## Required work
Take the lines from the head of the listing through the one bearing "0.585, 0.562, 0.542];" and copy them exactly, leaving every picture out.

## Available data
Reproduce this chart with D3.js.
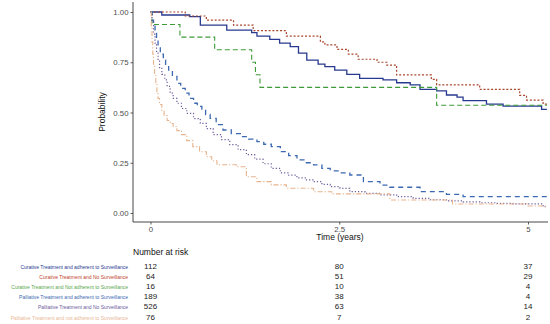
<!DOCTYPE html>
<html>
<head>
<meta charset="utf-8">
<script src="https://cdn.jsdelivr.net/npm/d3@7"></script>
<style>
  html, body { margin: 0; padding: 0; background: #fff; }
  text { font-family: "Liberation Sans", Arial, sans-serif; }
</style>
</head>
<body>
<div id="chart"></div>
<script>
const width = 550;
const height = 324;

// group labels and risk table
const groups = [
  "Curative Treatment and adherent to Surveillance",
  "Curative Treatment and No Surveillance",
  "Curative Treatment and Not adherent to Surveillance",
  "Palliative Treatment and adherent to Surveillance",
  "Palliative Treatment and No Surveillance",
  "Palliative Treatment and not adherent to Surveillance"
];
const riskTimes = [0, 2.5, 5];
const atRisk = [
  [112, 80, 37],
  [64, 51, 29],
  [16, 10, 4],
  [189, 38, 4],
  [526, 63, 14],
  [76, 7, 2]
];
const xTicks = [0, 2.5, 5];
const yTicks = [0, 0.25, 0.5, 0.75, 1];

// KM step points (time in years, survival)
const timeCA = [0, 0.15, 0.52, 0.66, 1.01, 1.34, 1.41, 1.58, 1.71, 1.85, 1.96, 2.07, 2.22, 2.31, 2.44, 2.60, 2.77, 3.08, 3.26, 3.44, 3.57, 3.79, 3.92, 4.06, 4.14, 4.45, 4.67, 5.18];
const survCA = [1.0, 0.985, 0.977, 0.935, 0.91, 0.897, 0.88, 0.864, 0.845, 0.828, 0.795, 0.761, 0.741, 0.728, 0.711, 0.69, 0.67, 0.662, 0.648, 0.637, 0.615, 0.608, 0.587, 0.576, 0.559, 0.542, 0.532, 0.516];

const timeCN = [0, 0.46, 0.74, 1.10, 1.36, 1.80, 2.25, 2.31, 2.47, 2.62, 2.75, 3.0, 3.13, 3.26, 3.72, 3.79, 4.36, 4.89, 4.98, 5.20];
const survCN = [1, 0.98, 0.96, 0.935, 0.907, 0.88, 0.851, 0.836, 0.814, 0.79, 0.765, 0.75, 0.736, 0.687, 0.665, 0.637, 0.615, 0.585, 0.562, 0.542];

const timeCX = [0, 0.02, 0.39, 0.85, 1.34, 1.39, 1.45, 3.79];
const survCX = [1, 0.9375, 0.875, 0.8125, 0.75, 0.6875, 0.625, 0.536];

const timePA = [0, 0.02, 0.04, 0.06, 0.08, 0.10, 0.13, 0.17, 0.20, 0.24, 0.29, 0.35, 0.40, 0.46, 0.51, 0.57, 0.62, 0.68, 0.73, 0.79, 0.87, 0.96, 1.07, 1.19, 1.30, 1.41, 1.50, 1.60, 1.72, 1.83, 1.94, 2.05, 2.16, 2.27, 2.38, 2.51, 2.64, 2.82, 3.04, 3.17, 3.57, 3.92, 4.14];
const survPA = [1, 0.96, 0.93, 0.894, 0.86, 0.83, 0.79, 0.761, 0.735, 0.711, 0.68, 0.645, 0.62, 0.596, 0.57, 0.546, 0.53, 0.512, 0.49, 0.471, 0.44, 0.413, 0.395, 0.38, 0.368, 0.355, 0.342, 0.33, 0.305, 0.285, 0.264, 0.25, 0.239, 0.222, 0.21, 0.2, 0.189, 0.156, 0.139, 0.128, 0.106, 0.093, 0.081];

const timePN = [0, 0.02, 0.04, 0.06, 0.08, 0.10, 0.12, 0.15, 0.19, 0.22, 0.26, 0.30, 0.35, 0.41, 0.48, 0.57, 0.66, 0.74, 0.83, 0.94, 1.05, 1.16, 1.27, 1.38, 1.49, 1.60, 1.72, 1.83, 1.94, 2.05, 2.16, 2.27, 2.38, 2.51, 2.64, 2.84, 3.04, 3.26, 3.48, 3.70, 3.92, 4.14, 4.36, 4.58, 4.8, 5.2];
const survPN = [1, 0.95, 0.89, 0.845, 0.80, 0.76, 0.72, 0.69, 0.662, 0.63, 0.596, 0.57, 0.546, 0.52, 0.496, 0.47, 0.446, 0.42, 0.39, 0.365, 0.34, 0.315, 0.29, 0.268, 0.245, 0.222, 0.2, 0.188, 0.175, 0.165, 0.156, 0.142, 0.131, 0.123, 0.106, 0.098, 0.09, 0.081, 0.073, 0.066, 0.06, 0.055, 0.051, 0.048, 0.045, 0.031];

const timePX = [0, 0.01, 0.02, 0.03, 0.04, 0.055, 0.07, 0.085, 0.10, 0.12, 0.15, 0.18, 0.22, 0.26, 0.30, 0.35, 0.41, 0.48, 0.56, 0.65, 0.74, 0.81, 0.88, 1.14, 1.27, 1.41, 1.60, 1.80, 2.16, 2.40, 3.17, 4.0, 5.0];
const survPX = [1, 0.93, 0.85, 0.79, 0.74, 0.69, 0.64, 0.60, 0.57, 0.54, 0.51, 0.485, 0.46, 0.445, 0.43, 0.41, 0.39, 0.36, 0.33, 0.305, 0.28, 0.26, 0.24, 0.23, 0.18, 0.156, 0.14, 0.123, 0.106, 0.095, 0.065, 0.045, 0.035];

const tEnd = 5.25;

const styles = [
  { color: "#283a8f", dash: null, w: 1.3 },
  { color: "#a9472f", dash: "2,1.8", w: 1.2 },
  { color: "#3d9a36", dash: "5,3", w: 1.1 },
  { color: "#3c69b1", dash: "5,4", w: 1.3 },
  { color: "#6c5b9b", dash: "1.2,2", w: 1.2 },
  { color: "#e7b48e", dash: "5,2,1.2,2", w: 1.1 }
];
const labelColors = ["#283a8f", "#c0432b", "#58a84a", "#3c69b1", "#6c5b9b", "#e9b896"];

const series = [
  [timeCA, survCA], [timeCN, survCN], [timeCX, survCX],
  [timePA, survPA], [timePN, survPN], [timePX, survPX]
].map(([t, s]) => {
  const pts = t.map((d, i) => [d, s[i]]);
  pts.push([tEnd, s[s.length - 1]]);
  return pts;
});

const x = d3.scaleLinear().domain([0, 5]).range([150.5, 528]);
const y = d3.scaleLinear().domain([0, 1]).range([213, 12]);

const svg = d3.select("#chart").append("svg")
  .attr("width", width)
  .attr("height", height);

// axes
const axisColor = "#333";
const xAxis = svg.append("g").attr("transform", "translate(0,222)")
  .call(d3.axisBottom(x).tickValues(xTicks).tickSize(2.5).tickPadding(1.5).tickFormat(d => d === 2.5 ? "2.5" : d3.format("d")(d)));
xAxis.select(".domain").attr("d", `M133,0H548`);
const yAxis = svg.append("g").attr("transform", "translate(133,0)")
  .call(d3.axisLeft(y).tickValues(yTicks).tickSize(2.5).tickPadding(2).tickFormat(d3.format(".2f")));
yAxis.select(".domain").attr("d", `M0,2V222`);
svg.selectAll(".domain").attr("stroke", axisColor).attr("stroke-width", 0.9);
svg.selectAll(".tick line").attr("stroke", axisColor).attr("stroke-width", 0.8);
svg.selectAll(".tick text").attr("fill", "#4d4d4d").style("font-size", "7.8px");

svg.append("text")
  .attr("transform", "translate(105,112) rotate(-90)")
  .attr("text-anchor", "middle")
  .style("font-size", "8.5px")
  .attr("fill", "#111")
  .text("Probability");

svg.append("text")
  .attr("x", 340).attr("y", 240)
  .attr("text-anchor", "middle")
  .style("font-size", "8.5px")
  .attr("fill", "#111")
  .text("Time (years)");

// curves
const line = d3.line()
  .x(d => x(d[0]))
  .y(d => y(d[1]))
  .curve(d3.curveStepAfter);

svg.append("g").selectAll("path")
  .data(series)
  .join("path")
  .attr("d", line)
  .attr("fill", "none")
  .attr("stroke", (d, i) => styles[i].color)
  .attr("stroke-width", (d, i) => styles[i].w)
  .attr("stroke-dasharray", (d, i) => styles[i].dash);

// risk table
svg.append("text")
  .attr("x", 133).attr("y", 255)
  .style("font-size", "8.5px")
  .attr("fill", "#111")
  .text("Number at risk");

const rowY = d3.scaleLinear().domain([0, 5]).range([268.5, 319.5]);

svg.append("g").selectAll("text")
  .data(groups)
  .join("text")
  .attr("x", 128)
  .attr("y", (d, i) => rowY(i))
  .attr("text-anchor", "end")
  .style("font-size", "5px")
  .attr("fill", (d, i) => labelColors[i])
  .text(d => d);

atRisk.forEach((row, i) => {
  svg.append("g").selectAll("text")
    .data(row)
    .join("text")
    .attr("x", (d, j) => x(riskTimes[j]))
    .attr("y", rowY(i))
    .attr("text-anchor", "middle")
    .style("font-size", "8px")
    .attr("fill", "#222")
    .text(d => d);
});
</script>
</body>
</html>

## Complete answer
Reproduce this chart with D3.js.
<!DOCTYPE html>
<html>
<head>
<meta charset="utf-8">
<script src="https://cdn.jsdelivr.net/npm/d3@7"></script>
<style>
  html, body { margin: 0; padding: 0; background: #fff; }
  text { font-family: "Liberation Sans", Arial, sans-serif; }
</style>
</head>
<body>
<div id="chart"></div>
<script>
const width = 550;
const height = 324;

// group labels and risk table
const groups = [
  "Curative Treatment and adherent to Surveillance",
  "Curative Treatment and No Surveillance",
  "Curative Treatment and Not adherent to Surveillance",
  "Palliative Treatment and adherent to Surveillance",
  "Palliative Treatment and No Surveillance",
  "Palliative Treatment and not adherent to Surveillance"
];
const riskTimes = [0, 2.5, 5];
const atRisk = [
  [112, 80, 37],
  [64, 51, 29],
  [16, 10, 4],
  [189, 38, 4],
  [526, 63, 14],
  [76, 7, 2]
];
const xTicks = [0, 2.5, 5];
const yTicks = [0, 0.25, 0.5, 0.75, 1];

// KM step points (time in years, survival)
const timeCA = [0, 0.15, 0.52, 0.66, 1.01, 1.34, 1.41, 1.58, 1.71, 1.85, 1.96, 2.07, 2.22, 2.31, 2.44, 2.60, 2.77, 3.08, 3.26, 3.44, 3.57, 3.79, 3.92, 4.06, 4.14, 4.45, 4.67, 5.18];
const survCA = [1.0, 0.985, 0.977, 0.935, 0.91, 0.897, 0.88, 0.864, 0.845, 0.828, 0.795, 0.761, 0.741, 0.728, 0.711, 0.69, 0.67, 0.662, 0.648, 0.637, 0.615, 0.608, 0.587, 0.576, 0.559, 0.542, 0.532, 0.516];

const timeCN = [0, 0.46, 0.74, 1.10, 1.36, 1.80, 2.25, 2.31, 2.47, 2.62, 2.75, 3.0, 3.13, 3.26, 3.72, 3.79, 4.36, 4.89, 4.98, 5.20];
const survCN = [1, 0.98, 0.96, 0.935, 0.907, 0.88, 0.851, 0.836, 0.814, 0.79, 0.765, 0.75, 0.736, 0.687, 0.665, 0.637, 0.615, 0.585, 0.562, 0.542];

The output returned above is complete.